Un romanzo distopico… per chi soffre d’insonnia

Karen Russel Donatori Di SonnoIl romanzo è un esempio di incipit in medias res: ci si trova subito di fronte a un’emergenza fuori dal comune, un’epidemia che sta travolgendo gli Stati Uniti e che non si sa come si sia scatenata.
Gran parte della popolazione non dorme più e, dopo giorni e giorni di veglia, i più muoiono.

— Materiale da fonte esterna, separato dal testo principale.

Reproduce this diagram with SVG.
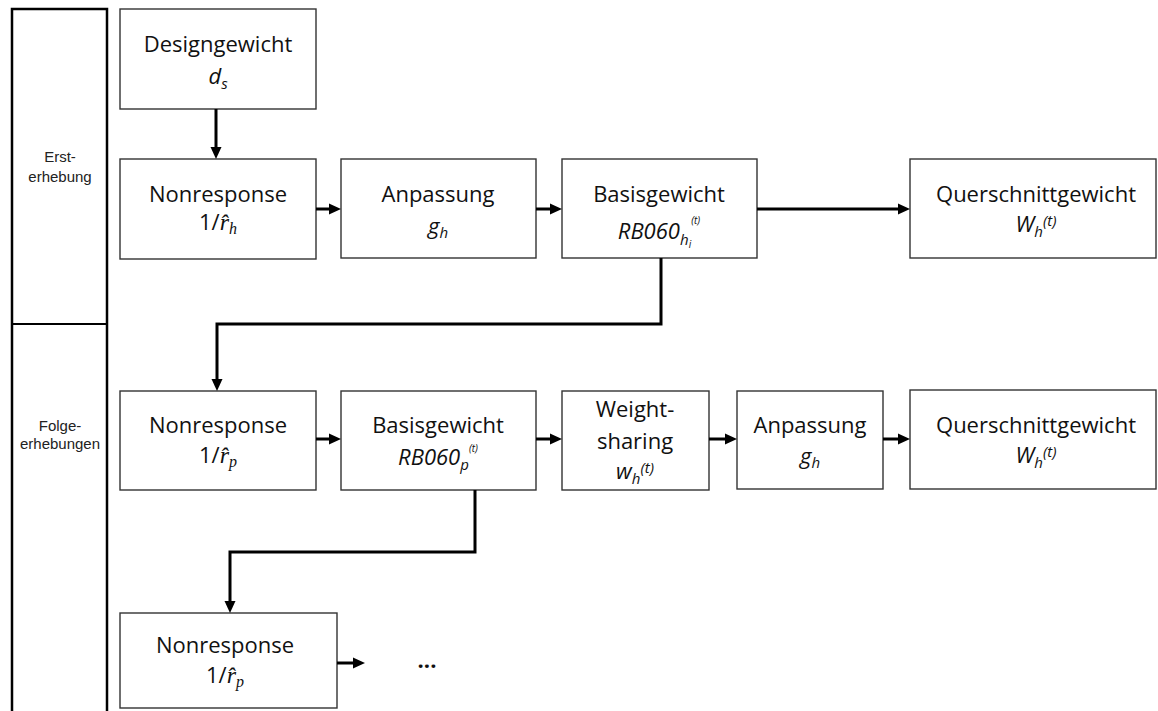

I deficit possono essere curati grazie alla trasfusione di sonno puro e in Pennsylvania c’è l’unica donatrice universale, la Piccola A, figlia neonata della famiglia Harkonnen, il cui sonno non causa crisi di rigetto.

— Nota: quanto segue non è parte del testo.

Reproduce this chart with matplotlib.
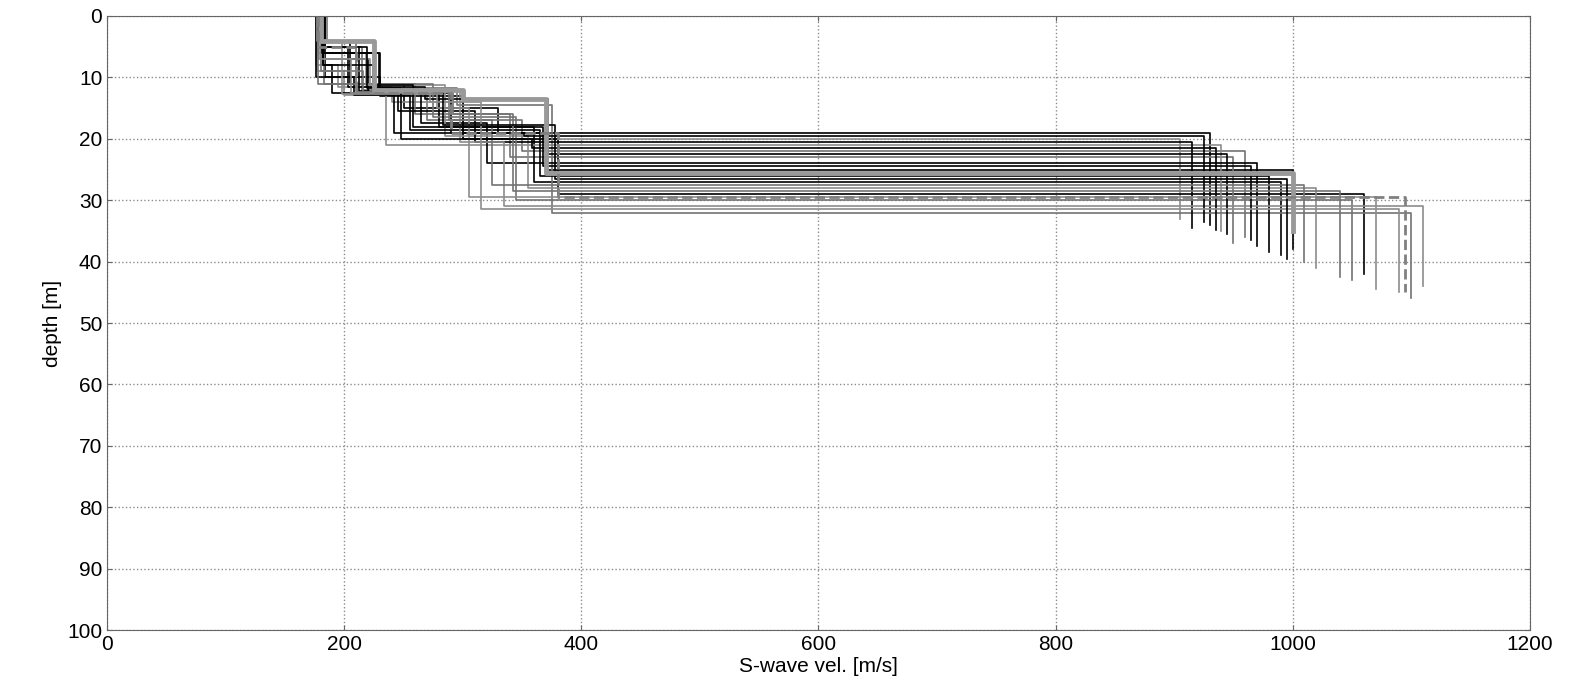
import matplotlib
matplotlib.use("Agg")
import matplotlib.pyplot as plt
plt.rcParams['font.family'] = ['Liberation Sans', 'DejaVu Sans']

# layer velocities (m/s) for each candidate profile
v1 = [178,180,182,176,184,179,181,177,183,180,178,182,185,176,179,181,180,183,177,182,178,184,180,181]
v2 = [205,215,225,195,230,210,220,200,228,212,218,190,226,208,222,203,216,230,198,224,211,219,206,229]
v3 = [250,270,290,240,300,260,280,235,295,265,285,245,275,255,298,268,288,242,278,258,292,248,272,283]
v4 = [330,350,370,300,380,340,360,290,375,320,355,310,345,365,335,372,325,352,305,368,342,358,315,378]
v5 = [930,960,1000,905,1060,950,990,940,1100,970,1020,915,1050,980,1110,945,1010,925,1070,965,1040,935,1090,995]
# interface depths (m)
d1 = [4,5,6,8,10,4,7,9,11,5,6,8,4,10,7,5,9,6,4,8,11,5,7,6]
d2 = [11,12,12.5,11.5,13,11,12,12.8,11.8,12.2,11.3,12.6,11,12.9,12.1,11.6,12.4,11.9,12.7,11.2,12.3,11.7,12.5,12]
d3 = [15,17,19,14,20,16,18,21,14.5,17.5,19.5,15.5,16.5,18.5,20.5,13.5,17,19,15,18,16,20,14,17.8]
d4 = [19,22,25,20,29,23,27,21,32,24,28,20.5,30,26,31,22.5,27.5,19.5,29.5,24.5,28.5,21.5,31.5,26.5]
d_end = [34,36,38,33,42,37,39,35,46,37.5,41,34.5,43,38.5,44,35.5,40,33.5,44.5,36.5,42.5,34.8,45,39.5]
line_col = ['k','0.45','k','0.55','k','0.45','k','0.55','0.45','k','0.55','k','0.45','k','0.55','k','0.45','k','0.55','k','0.45','k','0.55','k']

# highlighted profiles
best_v = [180, 225, 300, 370, 1000]
best_d = [4, 12, 13.5, 25.5, 35]
dash_v = [178, 210, 290, 380, 1095]
dash_d = [5, 12.5, 19, 29.5, 45]

def step(v, d):
    xs, ys = [], []
    top = 0
    for vi, di in zip(v, d):
        xs += [vi, vi]
        ys += [top, di]
        top = di
    return xs, ys

fig = plt.figure(figsize=(15.77, 6.94), dpi=100)
ax = fig.add_axes([0.068, 0.092, 0.902, 0.885])
for i in range(len(v1)):
    v = [v1[i], v2[i], v3[i], v4[i], v5[i]]
    d = [d1[i], d2[i], d3[i], d4[i], d_end[i]]
    xs, ys = step(v, d)
    ax.plot(xs, ys, color=line_col[i], lw=1.2)
xs, ys = step(best_v, best_d)
ax.plot(xs, ys, color='0.6', lw=3.5)
xs, ys = step(dash_v, dash_d)
ax.plot(xs, ys, color='0.5', lw=2, ls='--')

ax.set_xlim(0, 1200)
ax.set_ylim(100, 0)
ax.set_xticks(range(0, 1201, 200))
ax.set_yticks(range(0, 101, 10))
ax.grid(True, ls=':', color='0.55', lw=1.0)
for s in ax.spines.values():
    s.set_color('0.4')
ax.tick_params(direction='in', labelsize=15, top=True, right=True, color='0.4')
ax.set_xlabel('S-wave vel. [m/s]', fontsize=15, labelpad=2)
ax.set_ylabel('depth [m]', fontsize=15)
fig.savefig('out.png')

Ma l’emergenza non ha fine: il padre Felix inizia a non essere d’accordo sui prelievi, mentre un altro donatore anonimo, Y, insieme alla possibilità di dormire trasfonde anche incubi peggiori dell’insonnia. Chi viene contagiato spesso si toglie la vita.

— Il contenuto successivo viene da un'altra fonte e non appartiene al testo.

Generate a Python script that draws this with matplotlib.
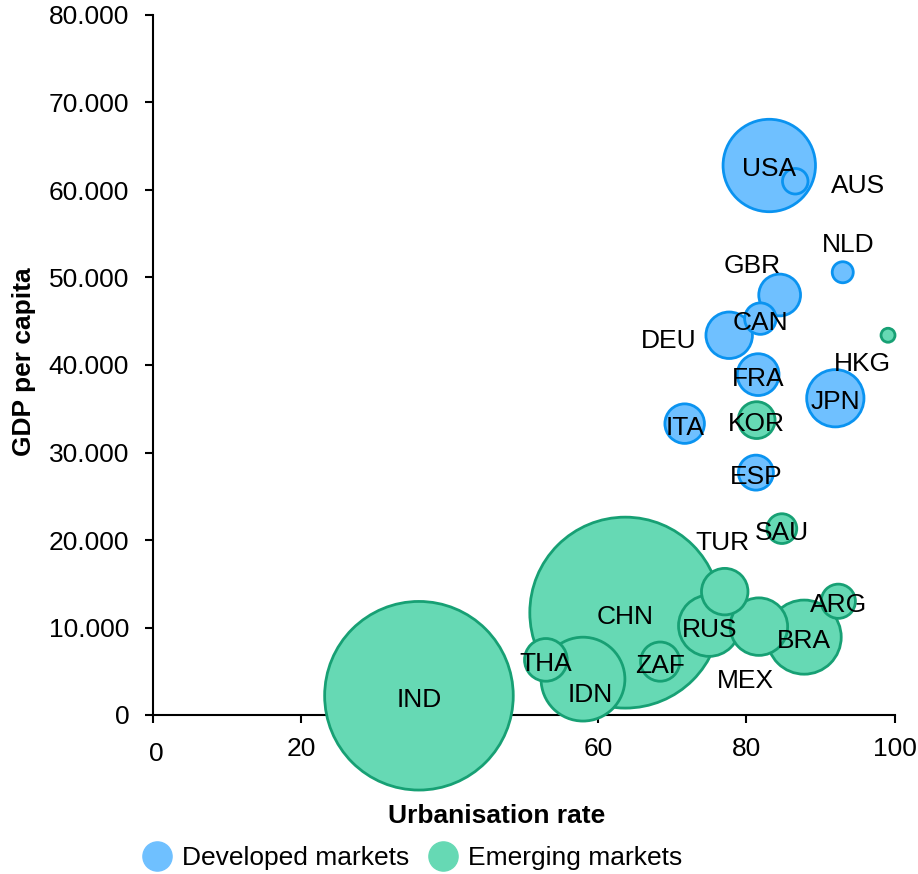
import numpy as np
import matplotlib
matplotlib.use("Agg")
import matplotlib.pyplot as plt
import matplotlib.transforms as mtransforms
from matplotlib.lines import Line2D
from matplotlib.ticker import FuncFormatter, MultipleLocator

plt.rcParams['font.family'] = ['Liberation Sans', 'DejaVu Sans']

# Données
countries = ["USA", "AUS", "NLD", "GBR", "CAN", "DEU", "FRA", "JPN", "ITA", "ESP",
             "HKG", "KOR", "SAU", "TUR", "ARG", "CHN", "RUS", "MEX", "BRA", "ZAF",
             "THA", "IDN", "IND"]
urban = [83.1, 86.6, 93.0, 84.5, 81.9, 77.7, 81.6, 92.0, 71.7, 81.3,
         99.1, 81.4, 84.8, 77.1, 92.4, 63.7, 75.0, 81.7, 87.8, 68.4,
         53.0, 58.0, 35.9]
gdp = [62800, 61000, 50600, 48000, 45300, 43400, 38900, 36200, 33300, 27700,
       43400, 33700, 21300, 14100, 13000, 11700, 10200, 10100, 8900, 6100,
       6300, 4100, 2200]
population = [328, 25, 17, 67, 38, 83, 67, 126, 60, 47,
              7.5, 52, 34, 83, 45, 1400, 144, 127, 211, 59,
              70, 270, 1366]
group = ["Developed markets"] * 10 + ["Emerging markets"] * 13

# décalage des étiquettes (pixels)
label_offsets = {"AUS": (63, -1), "NLD": (5, 31), "GBR": (-27, 33), "DEU": (-61, -2),
                 "HKG": (-26, -25), "TUR": (-2, 53), "MEX": (-13, -50), "IDN": (7, -12)}

colors = {"Developed markets": ("#6FC0FF", "#0A93F0"),
          "Emerging markets": ("#66D9B4", "#17A074")}
size_scale = 13.5
fs = 19

fig = plt.figure(figsize=(9.18, 8.74), dpi=100)
ax = fig.add_axes([152.5 / 918, 1 - 715 / 874, 742.2 / 918, 700 / 874])

urban = np.array(urban)
gdp = np.array(gdp)
population = np.array(population)
group = np.array(group)

for g in ["Developed markets", "Emerging markets"]:
    idx = np.where(group == g)[0]
    idx = idx[np.argsort(-population[idx])]  # les plus petites bulles au-dessus
    fc, ec = colors[g]
    ax.scatter(urban[idx], gdp[idx], s=population[idx] * size_scale, c=fc,
               edgecolors=ec, linewidths=2, zorder=3, clip_on=False)

for i, c in enumerate(countries):
    dx, dy = label_offsets.get(c, (0, 0))
    ax.annotate(c, (urban[i], gdp[i]), xytext=(dx, dy - 4), textcoords="offset pixels",
                ha="center", va="center", fontsize=fs, zorder=5)

ax.set_xlim(0, 100)
ax.set_ylim(0, 80000)
ax.set_xticks([0, 20, 40, 60, 80, 100])
ax.yaxis.set_major_locator(MultipleLocator(10000))
ax.yaxis.set_major_formatter(FuncFormatter(lambda v, p: f"{v:,.0f}".replace(",", ".")))
ax.spines["top"].set_visible(False)
ax.spines["right"].set_visible(False)
for s in ["left", "bottom"]:
    ax.spines[s].set_linewidth(1.5)
    ax.spines[s].set_zorder(2)
ax.tick_params(axis="both", direction="out", length=5.8, width=1.5, labelsize=fs)
ax.tick_params(axis="y", pad=11)
ax.tick_params(axis="x", pad=10)

# le "0" de l'axe x est un peu plus bas
lab0 = ax.get_xticklabels()[0]
lab0.set_transform(lab0.get_transform() + mtransforms.ScaledTranslation(0.04, -0.05, fig.dpi_scale_trans))

ax.set_xlabel("Urbanisation rate", fontsize=fs, fontweight="bold")
ax.xaxis.set_label_coords(0.463, -0.127)
ax.set_ylabel("GDP per capita", fontsize=fs, fontweight="bold")
ax.yaxis.set_label_coords(-0.157, 0.505)

handles = [Line2D([], [], marker="o", linestyle="", markersize=21,
                  markerfacecolor=colors[g][0], markeredgecolor=colors[g][0])
           for g in ["Developed markets", "Emerging markets"]]
fig.legend(handles, ["Developed markets", "Emerging markets"], loc="center",
           bbox_to_anchor=(413 / 918, 1 - 858 / 874), ncol=2, frameon=False,
           fontsize=fs, handlelength=1.0, handletextpad=0.45, columnspacing=0.77,
           borderpad=0)

fig.savefig("out.png", dpi=100)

Scritto nel 2014 e tradotto solo adesso, I donatori di sonno di Karen Russell (Bigsur, traduzione di Martina Testa) segue il filone letterario distopico delle pandemie che portano alla soglia della fine del mondo e, in qualche modo, trasforma in domanda la frase «il fine giustifica i mezzi». Perché i donatori di sonno vanno reclutati, convinti ad aiutare gli insonni; e la migliore reclutatrice è Trish Edgewater, sorella di una fra le prime vittime dell’epidemia, Dori.
È lei la voce narrante della storia, che si chiede più volte, di fronte agli snodi della vicenda, se davvero i mezzi possano essere giustificati dalla sofferenza dei contagiati. Trish fa parte delle Brigate Morfeo che, con il loro FurgoSonno, si spostano da un punto all’altro della metropoli per trovare donatori e curare i sofferenti.

Karen Russell racconta questo incubo senza fine quasi con soavità, ricordando come la paura del contagio, la gestione delle cure, la responsabilità individuale siano temi che esistono da sempre. Infatti Trish, che in realtà ha strumentalizzato il dramma della morte della sorella per convincere i portatori sani di sonno recalcitranti, fa i conti con le cause del proprio dolore e arriva così a chiedersi fino a che punto ci si possa spingere per affrontare l’emergenza. La descrizione del vortice della lotta al contagio, con i sospetti che la cura sia peggiore della malattia, anticipa le realissime vicende della pandemia di Covid.

L’ondata di insonnia come disastro può ricordare l’analoga disgrazia che capita agli abitanti di Macondo in Cent’anni di solitudine di Marquez; e il cognome della Piccola A richiama, non si sa quanto volutamente, gli Harkonnen della saga di Dune di Herbert.